Ceramicist Shin Gyung Kyun became the first Asian artist to hold a ceramic exhibition at UNESCO headquarters in Paris. The highly acclaimed master of the ‘moon vase’, he was born into the world of ceramics as the son of Shin Jung-hui known for reviving the classical Joseon bowls that had once vanished during the Japanese occupation. Concerned with simply imitating his father’s style he travelled to Korea, visiting 324 historic kiln sites. Finally, he settled and built a traditional kiln in Kohung, Jeolla where he continues to work today.
‘Year Of The Cat', 1987
Bùi Xuân Phái is a pioneer of modern fine art in twentieth century Vietnam. He is acquainted with Western artistic styles and ideas, introduced by French colonialism, exerted a sustained influence long after the occupation. In Phái one may detect the style of early Picasso.
'The Day Before Deadline'
Cheng Ming is a young, emerging artist who specialises in Book Arts. She recently finished her MA of Book Art at the University of Art in London.
The Day Before the Deadline, is a reflection of procrastination: everyone has their own understanding of procrastination, and it influences us in different levels. Uncertainty and anxiety of the upcoming deadline are shown via the use of words and dimensions. At the same time, the sequential reduction of text sizes demonstrates progress of completion. Audiences are invited to compare the structures of the book when turning the pages, and to reflect on what procrastination brings to us.
Among the most renowned of Thailand’s current crop of prominent artists is Somnuek Klangnok, a contemporary illustrator and painter who has garnered much attention for his unique style featuring exaggerated lines and forms that produce colourful, almost caricature-like depictions. Somnuek’s creative journey began at a young age. Born in the provincial town of Buriram into a family with a farming background, his fascination with art blossomed from constantly being surrounded by nature’s beauty.
Today, Somnuek exhibits his work locally and internationally. His inspiration derives not only from vibrant Bangkok but the cities to which he travels around the world. “It is the people I see in the streets going about their everyday lives that inspires me,” he says.
'Piccadilly Circus Impression'
Woon Lam is one of Singapore’s most eminent, highly respected, third-generation watercolourists.
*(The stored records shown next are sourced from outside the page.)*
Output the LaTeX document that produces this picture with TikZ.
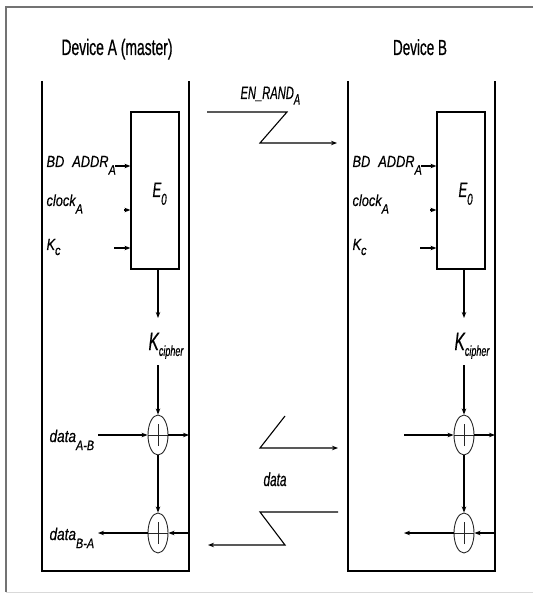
\documentclass[tikz,border=0pt]{standalone}
\usepackage{fontspec}
\usepackage{graphicx}
\setmainfont{Liberation Sans}
\newfontfamily\ftitle[FakeStretch=0.62,FakeBold=0.6]{Liberation Sans}
\newfontfamily\flab[FakeStretch=0.8,FakeBold=0.4]{Liberation Sans}
\newfontfamily\fnar[FakeStretch=0.62,FakeBold=0.4]{Liberation Sans}
\usetikzlibrary{arrows.meta,shapes.geometric}
\newcommand\lsb[3][0.85]{\raisebox{#2}{\scalebox{#1}{#3}}}
\begin{document}
\begin{tikzpicture}[x=1pt,y=-1pt,line width=1.1pt,
  >={Stealth[length=6pt,width=4.5pt]},
  ttl/.style={font=\ftitle\fontsize{23}{23}\selectfont, inner sep=0pt, anchor=base},
  lab/.style={font=\flab\itshape\fontsize{16}{16}\selectfont, inner sep=0pt, anchor=base west},
  nar/.style={font=\fnar\itshape\fontsize{20}{20}\selectfont, inner sep=0pt, anchor=base west},
  devline/.style={line width=1.3pt},
  ebox/.style={draw, line width=1.2pt, minimum width=48pt, minimum height=157pt, inner sep=0pt},
  xorn/.style={ellipse, draw, line width=0.9pt, draw=black!85, minimum width=20pt, minimum height=40pt, inner sep=0pt,
    path picture={\draw[line width=0.8pt] ([yshift=-11pt]path picture bounding box.center) -- ([yshift=11pt]path picture bounding box.center);
                  \draw[line width=0.8pt] (path picture bounding box.west) -- (path picture bounding box.east);}},
]
\useasboundingbox (0,0) rectangle (533,593);
% outer frame
\draw[black!55, line width=1.6pt] (533,7) -- (6,7) -- (6,592);
\draw[black!15, line width=1pt] (6,592) -- (533,592);
% titles
\node[ttl] (tA) at (117,55) {\resizebox{111pt}{!}{Device A (master)}};
\node[ttl] (tB) at (420,55) {\resizebox{54pt}{!}{Device B}};
% device bodies
\foreach \p/\dx in {A/0,B/306}{
\begin{scope}[xshift=\dx]
  \draw[devline] (42,81) -- (42,571) -- (189,571) -- (189,81);
  \node[ebox] (E\p) at (155,190.5) {};
  \node[nar, font=\fnar\itshape\fontsize{21}{21}\selectfont] (El\p) at (152,197) {E\lsb[0.75]{-0.7ex}{0}};
  \node[lab] (bd\p) at (46,167) {BD\enspace ADDR\lsb{-0.9ex}{A}};
  \node[lab] (ck\p) at (46,206) {clock\lsb{-0.9ex}{A}};
  \node[lab] (kc\p) at (46,250) {K\lsb{-0.6ex}{c}};
  \coordinate (ibd\p) at (115,166);
  \coordinate (ick\p) at (124,210);
  \coordinate (ikc\p) at (114,248);
  \draw[->] (ibd\p) -- (ibd\p -| E\p.west);
  \draw[->] (ick\p) -- (ick\p -| E\p.west);
  \draw[->] (ikc\p) -- (ikc\p -| E\p.west);
  \node[nar, font=\fnar\itshape\fontsize{25}{25}\selectfont] (kci\p) at (148,350) {K\lsb[0.58]{-0.45ex}{cipher}};
  \coordinate (kin\p) at (158,318);
  \coordinate (kout\p) at (158,365);
  \draw[->] (E\p.south -| kin\p) -- (kin\p);
  \node[xorn] (x1\p) at (158,435) {};
  \node[xorn] (x2\p) at (158,533) {};
  \draw[->] (kout\p) -- (x1\p.north);
  \draw[->] (x1\p.south) -- (x2\p.north);
  \coordinate (inL\p) at (98,435);
  \coordinate (outR\p) at (189,435);
  \coordinate (inR\p) at (189,533);
  \coordinate (outL\p) at (98,533);
  \draw[->] (inL\p) -- (x1\p.west);
  \draw[->] (x1\p.east) -- (outR\p);
  \draw[->] (inR\p) -- (x2\p.east);
  \draw[->] (x2\p.west) -- (outL\p);
\end{scope}
}
% data labels of device A
\node[lab, font=\flab\itshape\fontsize{17}{17}\selectfont] (dAB) at (49,442) {data\lsb[0.8]{-0.9ex}{A-B}};
\node[lab, font=\flab\itshape\fontsize{17}{17}\selectfont] (dBA) at (49,540) {data\lsb[0.8]{-0.9ex}{B-A}};
% EN_RAND link
\node[nar, font=\fnar\itshape\fontsize{18}{18}\selectfont] (en) at (240,99) {EN\_RAND\lsb{-0.6ex}{A}};
\coordinate (z1) at (207,112);
\coordinate (z2) at (287,112);
\coordinate (z3) at (260,143);
\coordinate (z4) at (337,143);
\draw[->] (z1) -- (z2) -- (z3) -- (z4);
% data link
\node[nar, font=\fnar\itshape\fontsize{19}{19}\selectfont] (dm) at (263,486) {data};
\coordinate (u1) at (285,416);
\coordinate (u2) at (260,448);
\coordinate (u3) at (338,448);
\draw[->] (u1) -- (u2) -- (u3);
\coordinate (l1) at (338,512);
\coordinate (l2) at (260,512);
\coordinate (l3) at (285,545);
\coordinate (l4) at (208,545);
\draw[->] (l1) -- (l2) -- (l3) -- (l4);
\end{tikzpicture}
\end{document}
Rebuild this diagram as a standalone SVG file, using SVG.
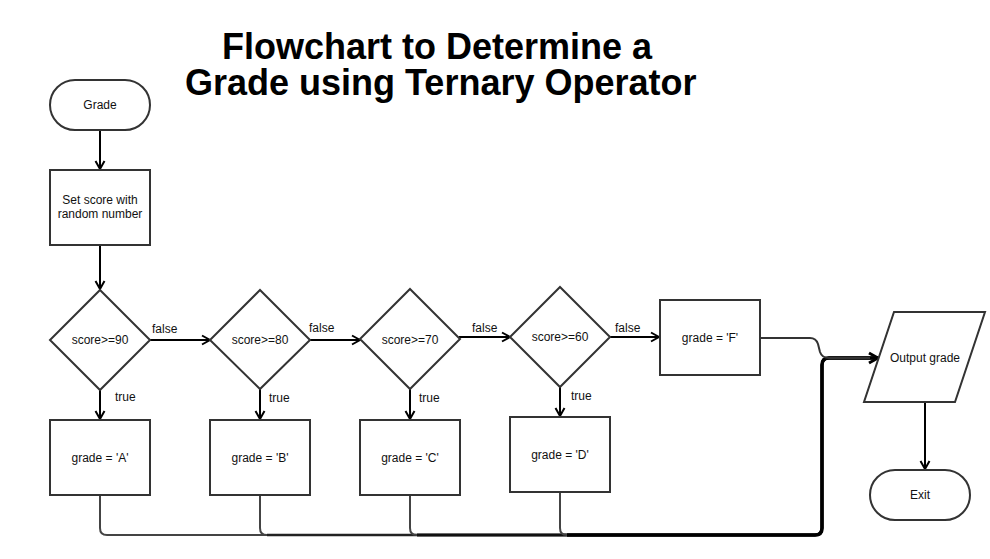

His works are collected extensively in Singapore and internationally and he has been selected for many prestigious awards in Singapore, the USA and Europe.
Mori Yoshitoshi is an influential figure in Japanese 20th Century printing. His colourful work is held in major international collections and generally depict scenes from the Kabuki theatre or subjects related to folk traditions and festivals.
Shin Sang Ho is an internationally known Korean ceramicist whose works can be found in many museums around the world. He is the former Dean, College of Fine Arts at Hongik University in Seoul, South Korea. Shin’s early works originating from traditional celadon, porcelain and bunching ware styles have developed into modern ceramics with a new approach. After a year as an exchange professor at Central Connecticut States University, his works have gone through another transition to a rather different sculptural form. Shin has exhibited his works globally, in places such as the Royal Academy of Arts, London, LongHouse Reserve, New York and Gallery Hyundai, Seoul, to name but a few.
Kazuko Shiihashi lives and works in Tokyo. At first she started designing textiles for traditional kimonos in Kyoto. Then, she moved on to study traditional Japanese painting at Nippon Design School and Musashino Art School in Tokyo, specializing in the Nihonga traditional Japanese painting technique. She uses mineral pigments in her work and has a passion for painting flowers. ‘Every flower I paint is the other self of mine’.